Opinioni & Commenti

L’inganno di improvvisate proposte di riforma costituzionale

di Ugo De Siervo

Non sono rassicuranti le numerose e vivaci polemiche sorte in conseguenza del recente voto negativo della Camera dei deputati su un disegno di legge di riforma della Costituzione che avrebbe voluto eliminare ogni riferimento alle Province come enti locali necessari. Anzi, esse confermano il clima non poco confuso e dominato da polemiche eccessive, se non strumentali, nel quale si svolge faticosamente il confronto fra le forze politiche su temi delicati come quelli dell’ordinamento e delle funzioni degli enti locali.

Intanto va detto che con l’esistenza delle Province non c’entra nulla il problema della riduzione della spesa pubblica, dal momento che è assolutamente inimmaginabile che la eventuale scomparsa di un ente pubblico possa far venir meno anche le funzioni pubbliche (con le relative spese) che gli erano state affidate e che dovrebbero essere, invece, attribuite ad altri enti pubblici, vecchi o nuovi. Certo, verrebbe meno la spesa (peraltro, assai limitata) relativa agli organi elettivi delle Province, ma questa situazione spingerebbe ben presto o a creare nuovi enti intermedi fra Comuni e Regioni, con relativi organi e costi, o ad attribuire le funzioni alla Regione, con evidenti processi di accentramento rispetto al momento attuale.

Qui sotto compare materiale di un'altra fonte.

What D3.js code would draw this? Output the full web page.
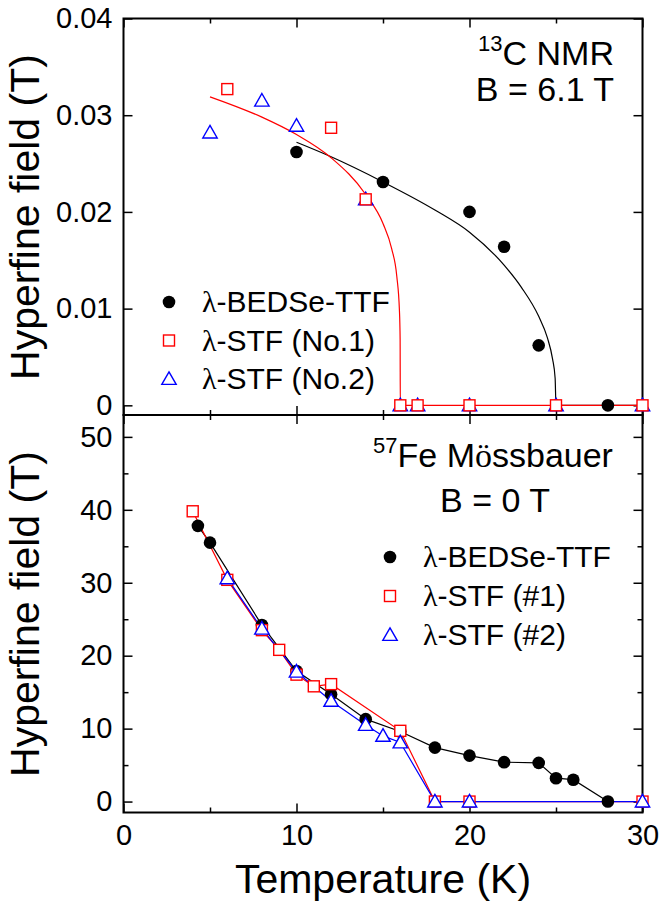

Cerchiamo di essere chiari: fin tanto che in Italia vi saranno – come al momento attuale – oltre ottomila Comuni, tra loro diversissimi per consistenza demografica (oltre seimila Comuni con meno di cinquemila abitanti ed appena 14 con più di duecentocinquantamila abitanti), sembra evidente che le popolazioni locali debbano essere rappresentate da organismi intermedi fra il reticolo frammentato ed eterogeneo dei Comuni e le Regioni, altrimenti spinte a governare liberamente l’intero territorio regionale. Voglio dire che o ci si rassegna ad avere un sistema regionale di tipo sostanzialmente accentrato, salva la sola forza interdittiva dei grandi Comuni, o bisogna disporre di enti rappresentativi delle popolazioni locali, che riescano a gestire gli interessi di area vasta (e cioè eccedenti la dimensione comunale ma inferiore a quella regionale). Ciò può voler dire riformare anche in modo radicale le Province, magari modificandone anche gli organi rappresentativi e di governo e riducendone la fittizia contrapposizione con il sistema dei Comuni, ma senza pretendere di ridurre tutte le novità alla mera eliminazione di questi antichi enti locali (che, bene o male, operano da quando esiste il nostro Stato unitario). Ma allora proporre genericamente di abolire le Province, sia nei programmi elettorali che in improvvisate proposte di riforma costituzionale, senza avanzare contemporaneamente un diverso modello di amministrazione locale (responsabilità che spetta sia allo Stato che alle Regioni), appartiene alla cattiva politica, che tende ad eccitare strumentalmente l’opinione pubblica contro la cosiddetta «casta», senza porsi seriamente il problema di trasformare in meglio l’amministrazione locale, riducendo al tempo stesso sprechi e privilegi degli amministratori (che non mancano certo). E l’inganno è tanto più evidente se si riflette che molti degli attuali severi critici contro l’esistenza delle Province sono gli stessi parlamentari che negli ultimi venti anni ne hanno aumentato in modo abnorme il numero (da poco più di novanta a centodieci).